What Marketers Can Learn From Maine's Political Email Idiocy
It finally happened.
Politicians’ idiotic email practices had a measurable negative effect.
“Maine Republican Party chairman Charlie Webster has admitted that the state party made numerous clerical errors in counting the state’s caucus results—even omitting some votes because emails reporting tallies ‘went to spam’ in an email account,” said the story on Politico.com last week.
We all know what happened, right? Maine’s reporting precincts sent email messages reporting the tallies. The messages didn’t bounce, resulting in assumptions they were delivered.
Ha ha, especially if you’re a Democrat, right? Well, the same thing is happening to you. A significant percentage of the email you think has been delivered probably “went to spam.”
According to multiple studies by email security and deliverability firm Return Path over the years, one on five email messages don’t get delivered into recipients’ inboxes.
Email inbox providers, such as Gmail, Yahoo! and Hotmail, are reportedly increasingly using engagement metrics such as opens and clicks to determine if incoming email is wanted or should be delivered into people’s spam folders.
As a result, even if a list is permission-based, if the folks on it are largely unengaged, the messages will begin increasingly landing in their spam folders. Even worse, the ISPs are apparently making these decisions on an individual-inbox basis.
So if the marketer’s messages are landing in people’s spam folders, the marketer isn’t likely to even know it.
Then there’s Spamhaus.
Multiple sources in a position to know have reported a significant recent uptick in blacklisting activities by the anti-spam outfit.
An email-service-provider executive who did not want to be named said Spamhaus began to get significantly more active in spring 2011.
“We don’t run into them all that often, but we have run into them more in the last six months than we had in the past,” said the executive.
Spamhaus maintains a file of IP addresses its volunteers deem to be sources of spam. Many ISPs and email administrators refer to Spamhaus listings as at least part of their spam-filtering formula. As a result, a listing on Spamhaus can cause severe email delivery troubles.
On the upside, at least if a marketer gets dinged by Spamhaus, they’ll know it.
And if Spamhaus on the warpath wasn’t enough, everyone responsible for filtering spam has reportedly begun scrutinizing marketers more closely.
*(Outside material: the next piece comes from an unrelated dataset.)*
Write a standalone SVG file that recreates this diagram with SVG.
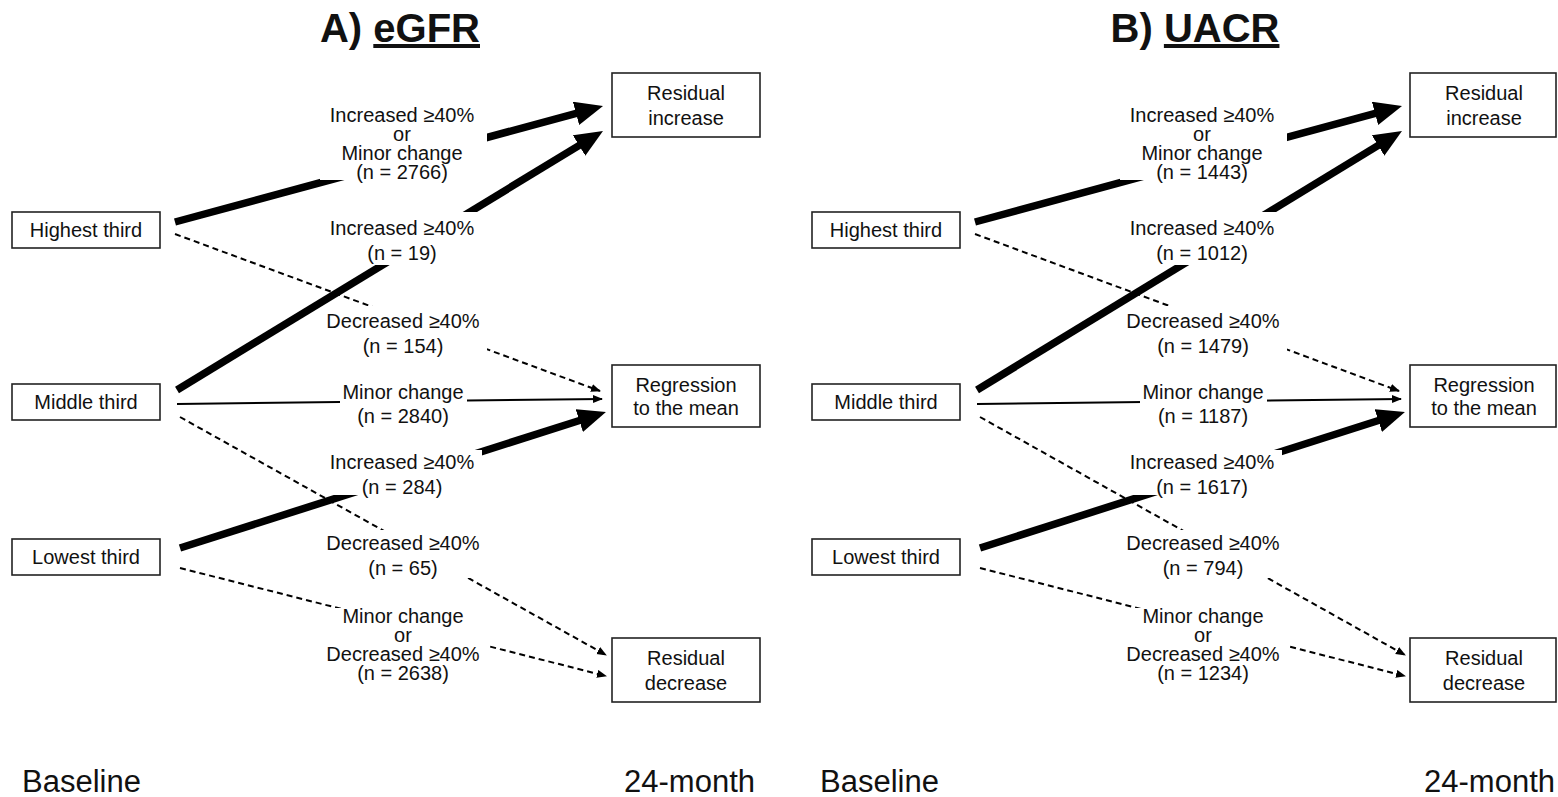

“Major companies are being scrutinized for list hygiene by major blacklists like Spamhaus,” said Tom Sather, senior director of email research for Return Path. “All of these guys [blocklist operators and ISP abuse desk employees] go to conferences such as MAAWG [Mail Anti-Abuse Working Group]. They’re talking about what’s happening, and what they’re seeing are list hygiene issues with major brands.”
What does all this mean? It means email list hygiene is becoming more important than ever. It means it’s time to stop thinking in terms of pure tonnage in email marketing.
Unlike direct mail, email can’t be 99 percent ignored and work—at least not for long.